SKEDSOFT

Data Mining & Data Warehousing

Introduction: An important feature of object-relational and object-oriented databases is their capability of storing, accessing, and modeling complex structure-valued data, such as set- and list-valued data and data with nested structures.

A set-valued attribute may be of homogeneous or heterogeneous type. Typically, set-valued data can be generalized by (1) generalization of each value in the set to its corresponding higher-level concept, or (2) derivation of the general behavior of the set, such as the number of elements in the set, the types or value ranges in the set, the weighted average for numerical data, or the major clusters formed by the set. Moreover, generalization can be performed by applying different generalization operators to explore alternative generalization paths. In this case, the result of generalization is a heterogeneous set.
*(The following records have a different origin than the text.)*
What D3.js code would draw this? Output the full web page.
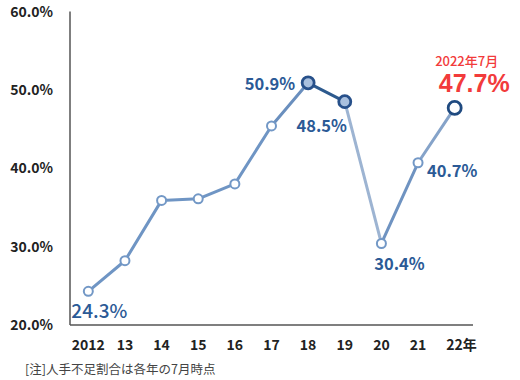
<!DOCTYPE html>
<html>
<head>
<meta charset="utf-8">
<script src="https://cdn.jsdelivr.net/npm/d3@7"></script>
<style>
  html, body { margin: 0; padding: 0; background: #ffffff; }
  svg { display: block; }
</style>
</head>
<body>
<svg id="chart" width="520" height="380"></svg>
<script>
// ---- data ----
const years = ["2012", "13", "14", "15", "16", "17", "18", "19", "20", "21", "22"];
const values = [24.3, 28.2, 35.9, 36.1, 38.0, 45.4, 50.9, 48.5, 30.4, 40.7, 47.7];
const yTicks = [20, 30, 40, 50, 60];
const yearSuffix = "年";
const latestNote = "2022年7月";
const footnote = "[注]人手不足割合は各年の7月時点";

// ---- styles / layout ----
const plotL = 70, plotR = 473, plotT = 11.5, plotB = 325;
const segColors = ["#6f95c4", "#6f95c4", "#6f95c4", "#6f95c4", "#6f95c4", "#6a8fbe",
                   "#2d5a8e", "#9db4d2", "#6f93c1", "#85a3c9"];
const big = { 6: { fill: "#a9c0de", stroke: "#27508a", r: 6 }, 7: { fill: "#a9c0de", stroke: "#27508a", r: 6 }, 10: { fill: "#ffffff", stroke: "#1f4a80", r: 6.5 } };
const labelCfg = {
  0: { dx: -17, dy: 27, anchor: "start", size: 19, weight: 500 },
  6: { dx: -13, dy: 7, anchor: "end", size: 16.5, weight: 700 },
  7: { dx: -23, dy: 30, anchor: "middle", size: 16.5, weight: 700 },
  8: { dx: 18, dy: 27, anchor: "middle", size: 16.5, weight: 700 },
  9: { dx: 9, dy: 14, anchor: "start", size: 16.5, weight: 700 }
};
const font = "'Noto Sans CJK JP', 'Noto Sans', sans-serif";
const latinBold = "'Liberation Sans', Arial, sans-serif";

const svg = d3.select("#chart");

const x = d3.scalePoint().domain(years).range([plotL, plotR]).padding(0.5);
const y = d3.scaleLinear().domain([20, 60]).range([plotB, plotT]);

// axes lines
svg.append("line").attr("x1", plotL).attr("x2", plotL).attr("y1", plotT).attr("y2", plotB)
  .attr("stroke", "#555").attr("stroke-width", 1.5);
svg.append("line").attr("x1", plotL).attr("x2", plotR).attr("y1", plotB).attr("y2", plotB)
  .attr("stroke", "#555").attr("stroke-width", 1.5);

// y tick labels
svg.append("g").selectAll("text").data(yTicks).join("text")
  .attr("x", 53).attr("y", d => y(d)).attr("dy", "0.36em")
  .attr("text-anchor", "end")
  .attr("font-family", font).attr("font-weight", 700).attr("font-size", 14)
  .attr("fill", "#222")
  .text(d => d.toFixed(1) + "%");

// x tick labels
svg.append("g").selectAll("text").data(years).join("text")
  .attr("x", d => x(d)).attr("y", 350)
  .attr("text-anchor", "middle")
  .attr("font-family", font).attr("font-weight", 700).attr("font-size", 14)
  .attr("fill", "#222")
  .each(function(d, i) {
    const t = d3.select(this);
    if (i === years.length - 1) {
      t.attr("text-anchor", "start").attr("x", x(d) - 8.5);
      t.append("tspan").text(d);
      t.append("tspan").text(yearSuffix);
    } else {
      t.text(d);
    }
  });

// line segments
const pts = years.map((d, i) => [x(d), y(values[i])]);
svg.append("g").selectAll("line").data(d3.pairs(pts)).join("line")
  .attr("x1", d => d[0][0]).attr("y1", d => d[0][1])
  .attr("x2", d => d[1][0]).attr("y2", d => d[1][1])
  .attr("stroke", (d, i) => segColors[i]).attr("stroke-width", 3)
  .attr("stroke-linecap", "round");

// markers
svg.append("g").selectAll("circle").data(values).join("circle")
  .attr("cx", (d, i) => x(years[i])).attr("cy", d => y(d))
  .attr("r", (d, i) => big[i] ? big[i].r : 4.5)
  .attr("fill", (d, i) => big[i] ? big[i].fill : "#ffffff")
  .attr("stroke", (d, i) => big[i] ? big[i].stroke : "#7398c6")
  .attr("stroke-width", (d, i) => big[i] ? 2.8 : 2);

// data labels
Object.keys(labelCfg).forEach(k => {
  const i = +k, c = labelCfg[k];
  svg.append("text")
    .attr("x", x(years[i]) + c.dx).attr("y", y(values[i]) + c.dy)
    .attr("text-anchor", c.anchor)
    .attr("font-family", font).attr("font-weight", c.weight).attr("font-size", c.size)
    .attr("fill", "#2b5a96")
    .text(values[i].toFixed(1) + "%");
});

// latest value highlight
const li = values.length - 1;
svg.append("text")
  .attr("x", x(years[li]) + 12).attr("y", y(values[li]) - 42)
  .attr("text-anchor", "middle")
  .attr("font-family", font).attr("font-weight", 500).attr("font-size", 13)
  .attr("fill", "#f23b3b")
  .text(latestNote);
svg.append("text")
  .attr("x", x(years[li]) + 19.5).attr("y", y(values[li]) - 15.5)
  .attr("text-anchor", "middle")
  .attr("font-family", latinBold).attr("font-weight", 700).attr("font-size", 25)
  .attr("fill", "#f23b3b")
  .text(values[li].toFixed(1) + "%");

// footnote
svg.append("text")
  .attr("x", 25).attr("y", 374)
  .attr("font-family", font).attr("font-weight", 400).attr("font-size", 12.5)
  .attr("fill", "#444")
  .text(footnote);
</script>
</body>
</html>
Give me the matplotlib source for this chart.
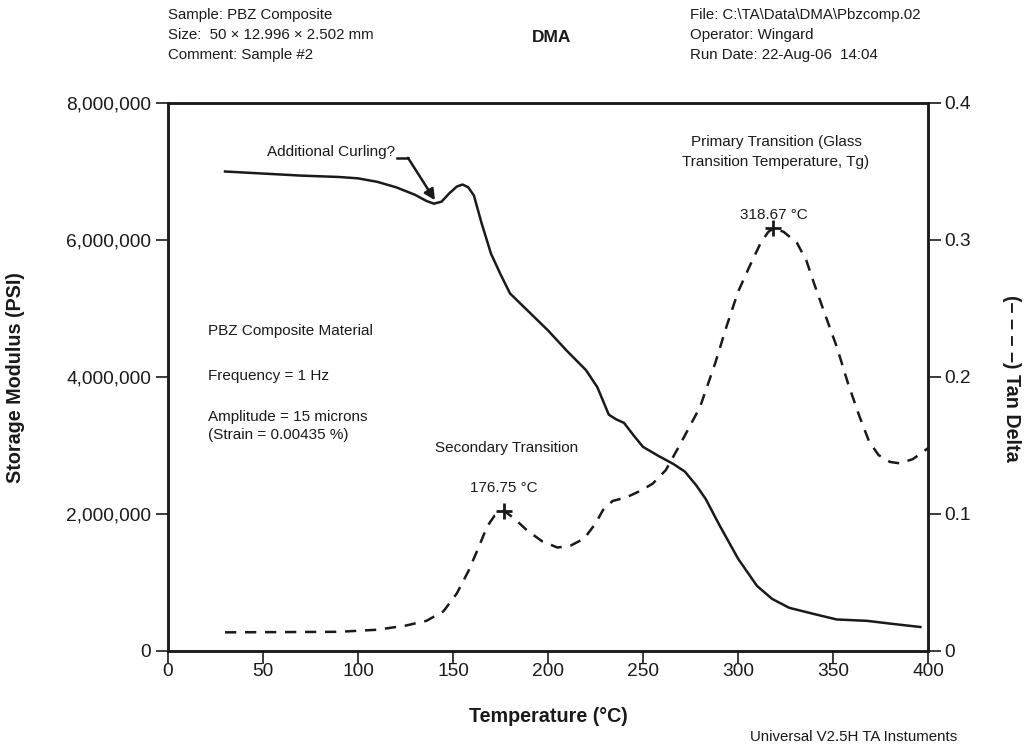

Example: Generalization of a set-valued attribute. Suppose that the hobby of a person is a set-valued attribute containing the set of values {tennis, hockey, soccer, violin, SimCity}. This set can be generalized to a set of high-level concepts, such as {sports, music, computer games} or into the number 5 (i.e., the number of hobbies in the set). Moreover, a count can be associated with a generalized value to indicate how many elements are generalized to that value, as in {sports(3),music(1), computer games(1)}, where sports(3) indicates three kinds of sports, and so on.

A set-valued attribute may be generalized to a set-valued or a single-valued attribute; a single-valued attribute may be generalized to a set-valued attribute if the values form a lattice or “hierarchy” or if the generalization follows different paths. Further generalizations on such a generalized set-valued attribute should follow the generalization path of each value in the set.

List-valued attributes and sequence-valued attributes can be generalized in a manner similar to that for set-valued attributes except that the order of the elements in the list or sequence should be preserved in the generalization. Each value in the list can be generalized into its corresponding higher-level concept. Alternatively, a list can be generalized according to its general behavior, such as the length of the list, the type of list elements, the value range, the weighted average value for numerical data, or by dropping unimportant elements in the list. A list may be generalized into a list, a set, or a single value.